>> begin Dataset section

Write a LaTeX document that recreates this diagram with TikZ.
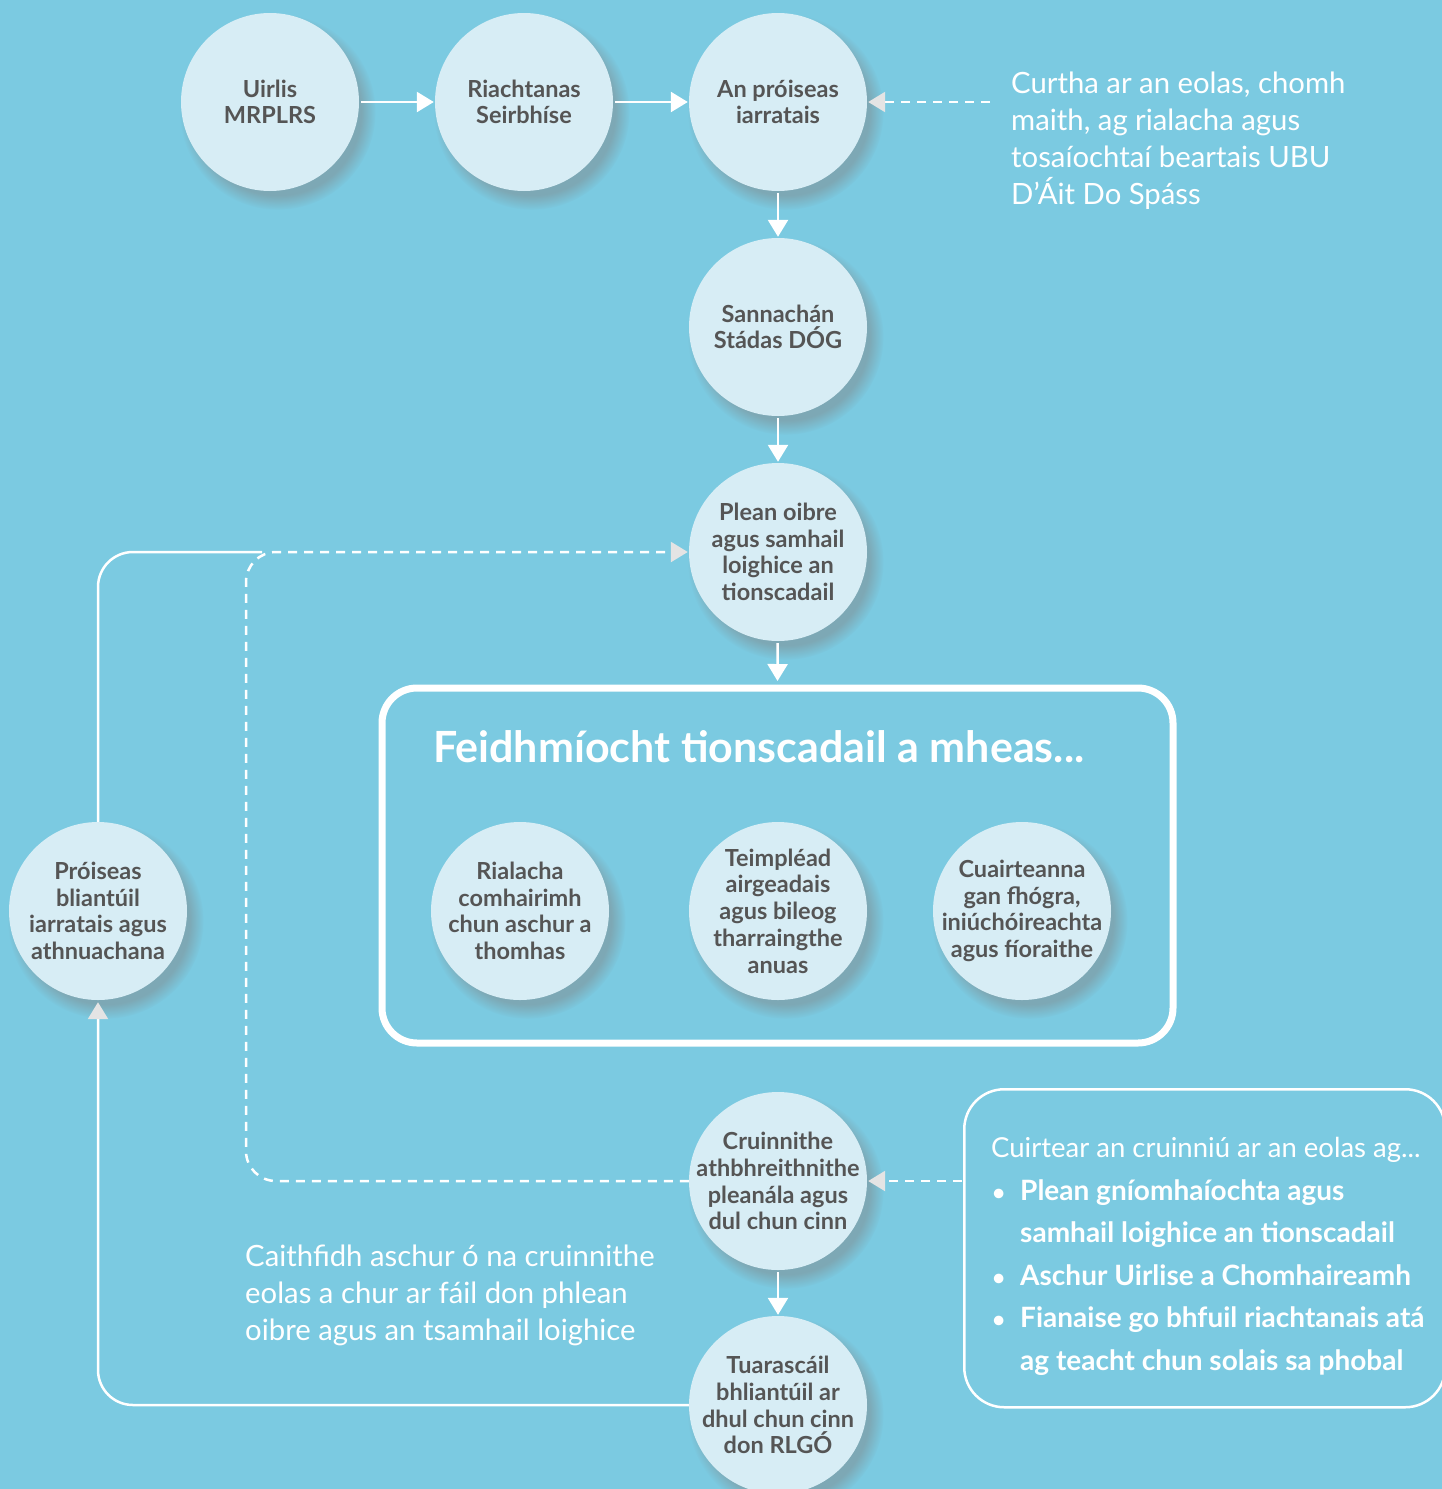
\documentclass[tikz,border=0pt]{standalone}
\usepackage{fontspec}
\setmainfont{Lato}
\usetikzlibrary{arrows.meta,shadows}
\definecolor{bg}{HTML}{7BCAE1}
\definecolor{circ}{HTML}{D7EDF5}
\definecolor{ctext}{HTML}{555555}
\definecolor{tipgray}{HTML}{E4E4E4}
\newcommand{\mybul}{\llap{{\fontsize{22}{22}\selectfont •}\hspace{15pt}}}
\begin{document}
\begin{tikzpicture}[x=1pt,y=-1pt,
  stage/.style={circle, fill=circ, minimum size=178pt, inner sep=-20pt, align=center,
    text=ctext, font=\bfseries\fontsize{23.5}{26.7}\selectfont,
    circular drop shadow={shadow xshift=7pt, shadow yshift=-9pt, shadow scale=1.1, opacity=0.45}},
  flow/.style={draw=white, line width=2.5pt, -{Triangle[width=20pt,length=17pt]}},
  flowg/.style={draw=white, line width=2.5pt, -{Triangle[width=20pt,length=17pt,color=tipgray]}},
  dflow/.style={flowg, dash pattern=on 9pt off 7pt},
  note/.style={anchor=north west, inner sep=0pt, align=left, text=white}
]
\fill[bg] (0,0) rectangle (1442,1489);
\useasboundingbox (0,0) rectangle (1442,1489);
\clip (0,0) rectangle (1442,1489);

% top row
\node[stage] (uirlis) at (270,102) {Uirlis\\MRPLRS};
\node[stage] (riach) at (524,102) {Riachtanas\\Seirbhíse};
\node[stage] (iarr) at (778,102) {An próiseas\\iarratais};
\node[stage] (sann) at (778,327) {Sannachán\\Stádas DÓG};
\node[stage] (plean) at (778,552) {Plean oibre\\agus samhail\\loighice an\\tionscadail};

% frame
\node[draw=white, line width=7pt, rounded corners=35pt, minimum width=791pt, minimum height=355pt, inner sep=0pt] (box) at (777.5,865.5) {};
\node[anchor=base west, inner sep=0pt, text=white, font=\bfseries\fontsize{43}{50}\selectfont] (title) at (433,762) {Feidhmíocht tionscadail a mheas...};

\node[stage] (rial) at (520,911) {Rialacha\\comhairimh\\chun aschur a\\thomhas};
\node[stage] (teimp) at (778,911) {Teimpléad\\airgeadais\\agus bileog\\tharraingthe\\anuas};
\node[stage] (cuairt) at (1022,911) {Cuairteanna\\gan fhógra,\\iniúchóireachta\\agus fíoraithe};

\node[stage] (proi) at (98,911) {Próiseas\\bliantúil\\iarratais agus\\athnuachana};

\node[stage] (cruin) at (778,1181) {Cruinnithe\\athbhreithnithe\\pleanála agus\\dul chun cinn};
\node[stage] (tuar) at (778,1405) {Tuarascáil\\bhliantúil ar\\dhul chun cinn\\don RLGÓ};

% notes
\node[note, font=\fontsize{29.3}{37}\selectfont] (note1) at (1011,72) {Curtha ar an eolas, chomh\\maith, ag rialacha agus\\tosaíochtaí beartais UBU\\D’Áit Do Spáss};
\node[note, font=\fontsize{29.3}{37}\selectfont] (note2) at (245,1245) {Caithfidh aschur ó na cruinnithe\\eolas a chur ar fáil don phlean\\oibre agus an tsamhail loighice};

\node[draw=white, line width=2.5pt, rounded corners=40pt, minimum width=481pt, minimum height=318pt, inner sep=0pt, anchor=north west] (infobox) at (963,1088) {};
\node[note, font=\fontsize{27.5}{30}\selectfont] (infohead) at (991,1137) {Cuirtear an cruinniú ar an eolas ag...};
\node[note, font=\bfseries\fontsize{28}{42.5}\selectfont] (infolist) at (1020,1179) {\mybul Plean gníomhaíochta agus\\samhail loighice an tionscadail\\\mybul Aschur Uirlise a Chomhaireamh\\\mybul Fianaise go bhfuil riachtanais atá\\ag teacht chun solais sa phobal};

% connectors
\draw[flow, shorten <=2pt, shorten >=1pt] (uirlis) -- (riach);
\draw[flow, shorten <=2pt, shorten >=1pt] (riach) -- (iarr);
\draw[flow, shorten <=2pt, shorten >=1pt] (iarr) -- (sann);
\draw[flow, shorten <=2pt, shorten >=1pt] (sann) -- (plean);
\draw[flow, shorten <=2pt, shorten >=3.5pt] (plean) -- (box.north);
\draw[flow, shorten <=2pt, shorten >=1pt] (cruin) -- (tuar);

\coordinate (n1) at (990,102);
\draw[dflow, shorten >=1pt] (n1) -- (iarr.east);
\coordinate (n2) at (962,1181);
\draw[dflow, shorten >=1pt] (n2) -- (cruin.east);

\coordinate (lc) at (246,552);
\coordinate (tc) at (262,552);
\draw[dflow, rounded corners=30pt, shorten >=1pt] (cruin.west) -| (lc) -- (plean.west);
\draw[flowg, rounded corners=35pt, shorten >=2pt] (tuar.west) -| (proi.south);
\draw[white, line width=2.5pt, rounded corners=35pt] (proi.north) |- (tc);
\end{tikzpicture}
\end{document}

>> end Dataset section

• [What you are asked to do]:
Produce an exact copy of each line of data, skipping embedded images.

• [Correct output]:
Write a LaTeX document that recreates this diagram with TikZ.
\documentclass[tikz,border=0pt]{standalone}
\usepackage{fontspec}
\setmainfont{Lato}
\usetikzlibrary{arrows.meta,shadows}
\definecolor{bg}{HTML}{7BCAE1}
\definecolor{circ}{HTML}{D7EDF5}
\definecolor{ctext}{HTML}{555555}
\definecolor{tipgray}{HTML}{E4E4E4}
\newcommand{\mybul}{\llap{{\fontsize{22}{22}\selectfont •}\hspace{15pt}}}
\begin{document}
\begin{tikzpicture}[x=1pt,y=-1pt,
  stage/.style={circle, fill=circ, minimum size=178pt, inner sep=-20pt, align=center,
    text=ctext, font=\bfseries\fontsize{23.5}{26.7}\selectfont,
    circular drop shadow={shadow xshift=7pt, shadow yshift=-9pt, shadow scale=1.1, opacity=0.45}},
  flow/.style={draw=white, line width=2.5pt, -{Triangle[width=20pt,length=17pt]}},
  flowg/.style={draw=white, line width=2.5pt, -{Triangle[width=20pt,length=17pt,color=tipgray]}},
  dflow/.style={flowg, dash pattern=on 9pt off 7pt},
  note/.style={anchor=north west, inner sep=0pt, align=left, text=white}
]
\fill[bg] (0,0) rectangle (1442,1489);
\useasboundingbox (0,0) rectangle (1442,1489);
\clip (0,0) rectangle (1442,1489);

% top row
\node[stage] (uirlis) at (270,102) {Uirlis\\MRPLRS};
\node[stage] (riach) at (524,102) {Riachtanas\\Seirbhíse};
\node[stage] (iarr) at (778,102) {An próiseas\\iarratais};
\node[stage] (sann) at (778,327) {Sannachán\\Stádas DÓG};
\node[stage] (plean) at (778,552) {Plean oibre\\agus samhail\\loighice an\\tionscadail};

% frame
\node[draw=white, line width=7pt, rounded corners=35pt, minimum width=791pt, minimum height=355pt, inner sep=0pt] (box) at (777.5,865.5) {};
\node[anchor=base west, inner sep=0pt, text=white, font=\bfseries\fontsize{43}{50}\selectfont] (title) at (433,762) {Feidhmíocht tionscadail a mheas...};

\node[stage] (rial) at (520,911) {Rialacha\\comhairimh\\chun aschur a\\thomhas};
\node[stage] (teimp) at (778,911) {Teimpléad\\airgeadais\\agus bileog\\tharraingthe\\anuas};
\node[stage] (cuairt) at (1022,911) {Cuairteanna\\gan fhógra,\\iniúchóireachta\\agus fíoraithe};

\node[stage] (proi) at (98,911) {Próiseas\\bliantúil\\iarratais agus\\athnuachana};

\node[stage] (cruin) at (778,1181) {Cruinnithe\\athbhreithnithe\\pleanála agus\\dul chun cinn};
\node[stage] (tuar) at (778,1405) {Tuarascáil\\bhliantúil ar\\dhul chun cinn\\don RLGÓ};

% notes
\node[note, font=\fontsize{29.3}{37}\selectfont] (note1) at (1011,72) {Curtha ar an eolas, chomh\\maith, ag rialacha agus\\tosaíochtaí beartais UBU\\D’Áit Do Spáss};
\node[note, font=\fontsize{29.3}{37}\selectfont] (note2) at (245,1245) {Caithfidh aschur ó na cruinnithe\\eolas a chur ar fáil don phlean\\oibre agus an tsamhail loighice};

\node[draw=white, line width=2.5pt, rounded corners=40pt, minimum width=481pt, minimum height=318pt, inner sep=0pt, anchor=north west] (infobox) at (963,1088) {};
\node[note, font=\fontsize{27.5}{30}\selectfont] (infohead) at (991,1137) {Cuirtear an cruinniú ar an eolas ag...};
\node[note, font=\bfseries\fontsize{28}{42.5}\selectfont] (infolist) at (1020,1179) {\mybul Plean gníomhaíochta agus\\samhail loighice an tionscadail\\\mybul Aschur Uirlise a Chomhaireamh\\\mybul Fianaise go bhfuil riachtanais atá\\ag teacht chun solais sa phobal};

% connectors
\draw[flow, shorten <=2pt, shorten >=1pt] (uirlis) -- (riach);
\draw[flow, shorten <=2pt, shorten >=1pt] (riach) -- (iarr);
\draw[flow, shorten <=2pt, shorten >=1pt] (iarr) -- (sann);
\draw[flow, shorten <=2pt, shorten >=1pt] (sann) -- (plean);
\draw[flow, shorten <=2pt, shorten >=3.5pt] (plean) -- (box.north);
\draw[flow, shorten <=2pt, shorten >=1pt] (cruin) -- (tuar);

\coordinate (n1) at (990,102);
\draw[dflow, shorten >=1pt] (n1) -- (iarr.east);
\coordinate (n2) at (962,1181);
\draw[dflow, shorten >=1pt] (n2) -- (cruin.east);

\coordinate (lc) at (246,552);
\coordinate (tc) at (262,552);
\draw[dflow, rounded corners=30pt, shorten >=1pt] (cruin.west) -| (lc) -- (plean.west);
\draw[flowg, rounded corners=35pt, shorten >=2pt] (tuar.west) -| (proi.south);
\draw[white, line width=2.5pt, rounded corners=35pt] (proi.north) |- (tc);
\end{tikzpicture}
\end{document}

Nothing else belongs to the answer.